Only the lines from the beginning of the entries through the one with "import * as" should be written out, please, exactly and without any pictures.

### PROVIDED INFORMATION:
— Begin —

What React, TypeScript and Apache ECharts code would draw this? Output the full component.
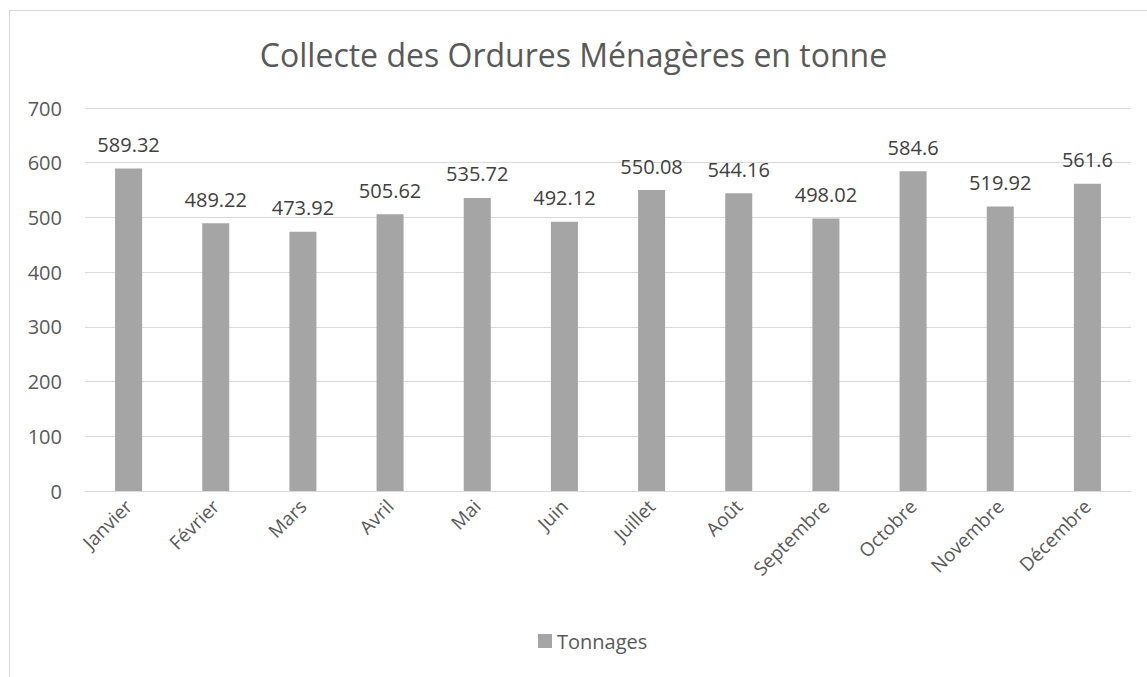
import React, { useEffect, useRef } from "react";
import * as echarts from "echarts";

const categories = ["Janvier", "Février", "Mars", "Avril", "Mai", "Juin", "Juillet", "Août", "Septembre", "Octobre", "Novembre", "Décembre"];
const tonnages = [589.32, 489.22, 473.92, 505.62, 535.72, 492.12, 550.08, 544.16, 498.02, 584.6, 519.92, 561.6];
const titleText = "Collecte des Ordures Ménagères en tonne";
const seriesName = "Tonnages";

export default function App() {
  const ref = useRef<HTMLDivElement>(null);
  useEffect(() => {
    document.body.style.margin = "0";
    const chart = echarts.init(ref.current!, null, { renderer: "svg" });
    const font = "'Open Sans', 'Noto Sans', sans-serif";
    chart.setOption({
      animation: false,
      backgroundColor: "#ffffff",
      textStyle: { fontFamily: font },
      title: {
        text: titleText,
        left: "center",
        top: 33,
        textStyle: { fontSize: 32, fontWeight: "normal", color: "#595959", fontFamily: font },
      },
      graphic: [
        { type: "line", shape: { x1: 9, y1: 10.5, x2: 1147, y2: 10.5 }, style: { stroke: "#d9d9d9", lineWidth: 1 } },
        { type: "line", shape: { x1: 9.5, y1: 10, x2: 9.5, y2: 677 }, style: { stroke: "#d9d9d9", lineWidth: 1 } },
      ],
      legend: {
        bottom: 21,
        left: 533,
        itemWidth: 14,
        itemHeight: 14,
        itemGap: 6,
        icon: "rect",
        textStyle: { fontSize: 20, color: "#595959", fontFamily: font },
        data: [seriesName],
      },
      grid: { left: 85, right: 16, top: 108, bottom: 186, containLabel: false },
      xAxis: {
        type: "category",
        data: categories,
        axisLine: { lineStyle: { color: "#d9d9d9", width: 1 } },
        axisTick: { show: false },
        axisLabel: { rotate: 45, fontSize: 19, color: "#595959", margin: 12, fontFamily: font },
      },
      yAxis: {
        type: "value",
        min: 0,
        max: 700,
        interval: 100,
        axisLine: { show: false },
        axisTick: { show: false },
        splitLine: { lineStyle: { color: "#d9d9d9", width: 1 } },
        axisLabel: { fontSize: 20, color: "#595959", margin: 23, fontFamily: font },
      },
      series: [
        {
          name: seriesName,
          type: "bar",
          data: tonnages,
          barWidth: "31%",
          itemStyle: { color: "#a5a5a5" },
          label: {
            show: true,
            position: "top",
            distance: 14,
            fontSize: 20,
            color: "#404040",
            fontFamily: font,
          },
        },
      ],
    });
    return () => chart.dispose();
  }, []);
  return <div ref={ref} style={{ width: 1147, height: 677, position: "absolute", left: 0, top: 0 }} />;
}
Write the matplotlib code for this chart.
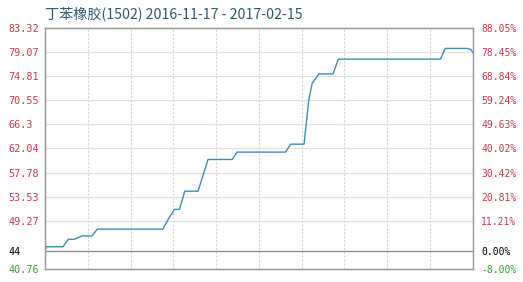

— End —

### THE SOLUTION:
What React, TypeScript and Apache ECharts code would draw this? Output the full component.
import React, { useEffect, useRef } from "react";
import * as echarts from "echarts";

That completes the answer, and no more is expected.